Although human noroviruses are the most common cause of foodborne disease, responsible for more than 5 million cases in the United States each year, they get much less attention for their links to foodborne illness outbreaks than Salmonella, Listeria, and E. coli.
Classic food microbiology has always been about bacteria, and understanding food viruses is a completely different beast. There just aren’t that many of us who are trained to understand them.
Lee-Ann Jaykus, PhD, North Carolina State University
That’s partly because they’re more challenging for the food safety field to understand, said Lee-Ann Jaykus, PhD, a professor in the department of food, bioprocessing and nutrition sciences at North Carolina State University in Raleigh. “Classic food microbiology has always been about bacteria, and understanding food viruses is a completely different beast,” she explained. “There just aren’t that many of us who are trained to understand them.”
That may be about to change. The science of noroviruses and foodborne illnesses will get a kick-start with a five-year, $25 million grant from the U.S. Department of Agriculture’s (USDA) National Institute of Food and Agriculture (NIFA)—the largest such grant the agency has given—which the school will use to strengthen food safety by studying human noroviruses across the food supply chain in an effort to design effective control measures and reduce the number of virus-caused foodborne illnesses.
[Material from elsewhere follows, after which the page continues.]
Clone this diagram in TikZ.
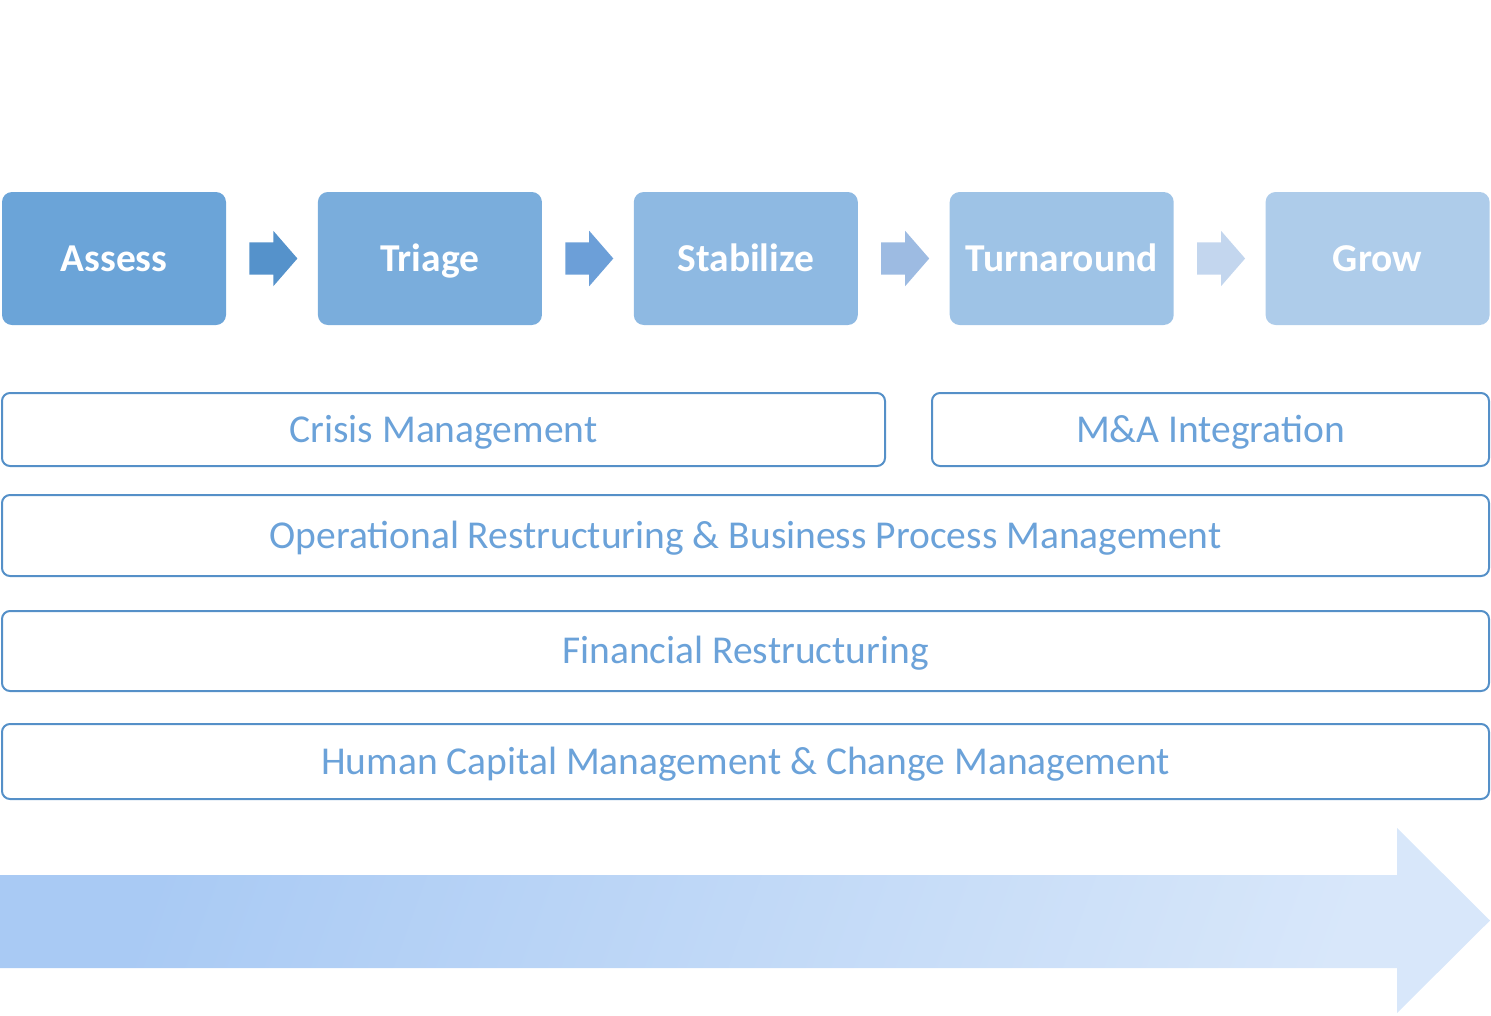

Her group, called the USDA-NIFA Food Virology Collaborative, is a team of more than 30 collaborators from academia, industry, and government. The team will work to increase understanding of the viruses; educate producers, processors, and food handlers on safe handling and preparation of food; and develop control and management strategies to reduce food contamination before and after harvesting.
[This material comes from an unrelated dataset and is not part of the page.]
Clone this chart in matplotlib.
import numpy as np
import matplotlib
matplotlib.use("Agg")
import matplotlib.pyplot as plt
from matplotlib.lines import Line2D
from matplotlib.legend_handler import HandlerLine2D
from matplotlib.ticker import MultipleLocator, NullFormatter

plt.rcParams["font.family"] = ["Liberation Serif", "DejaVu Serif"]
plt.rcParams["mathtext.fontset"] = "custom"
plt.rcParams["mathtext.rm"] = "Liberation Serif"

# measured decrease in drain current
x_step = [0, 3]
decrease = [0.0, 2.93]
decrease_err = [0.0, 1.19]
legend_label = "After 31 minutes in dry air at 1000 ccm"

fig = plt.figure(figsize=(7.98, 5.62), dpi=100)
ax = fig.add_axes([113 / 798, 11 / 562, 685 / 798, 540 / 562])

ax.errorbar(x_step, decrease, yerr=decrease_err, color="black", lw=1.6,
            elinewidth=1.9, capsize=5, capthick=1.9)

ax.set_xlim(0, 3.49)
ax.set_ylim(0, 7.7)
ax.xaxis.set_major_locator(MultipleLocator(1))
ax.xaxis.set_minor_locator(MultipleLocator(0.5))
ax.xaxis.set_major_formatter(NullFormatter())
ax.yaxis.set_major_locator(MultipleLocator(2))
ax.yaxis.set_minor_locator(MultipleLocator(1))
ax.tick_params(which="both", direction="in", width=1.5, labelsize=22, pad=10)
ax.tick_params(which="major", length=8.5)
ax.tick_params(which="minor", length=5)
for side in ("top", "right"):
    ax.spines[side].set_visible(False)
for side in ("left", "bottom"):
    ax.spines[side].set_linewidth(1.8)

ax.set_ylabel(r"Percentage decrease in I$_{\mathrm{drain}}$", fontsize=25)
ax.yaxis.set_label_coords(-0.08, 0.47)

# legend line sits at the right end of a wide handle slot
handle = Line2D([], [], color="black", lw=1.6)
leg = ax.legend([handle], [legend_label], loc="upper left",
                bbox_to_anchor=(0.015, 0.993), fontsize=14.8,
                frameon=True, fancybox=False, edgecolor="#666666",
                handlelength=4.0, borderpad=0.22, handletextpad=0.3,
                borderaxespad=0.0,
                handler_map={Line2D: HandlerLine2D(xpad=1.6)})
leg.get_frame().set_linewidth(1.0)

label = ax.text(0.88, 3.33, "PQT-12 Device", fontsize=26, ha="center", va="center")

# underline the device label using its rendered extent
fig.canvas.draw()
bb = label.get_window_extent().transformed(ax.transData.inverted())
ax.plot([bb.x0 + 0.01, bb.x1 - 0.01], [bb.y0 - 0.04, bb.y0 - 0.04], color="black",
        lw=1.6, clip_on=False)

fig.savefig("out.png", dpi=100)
Key goals for the venture, Dr. Jaykus said, include developing better detection methods for clinical, environmental, and food samples, as well as better methods to discriminate among strains using tools like microarray approaches. “We also desperately need a human strain that we can culture, and we have a group working on that,” she said. “In the meantime, we also need better surrogates we can use in place of human norovirus. We also plan to develop risk models so that we can better understand transmission routes and approximate where and how people are getting sick, so that we can focus on the appropriate parts of the food chain.”
The three food groups most at risk for norovirus contamination are mollusks and shellfish, produce, and ready-to-eat foods contaminated by human food handlers. “That last category appears to be the most important,” Dr. Jaykus said.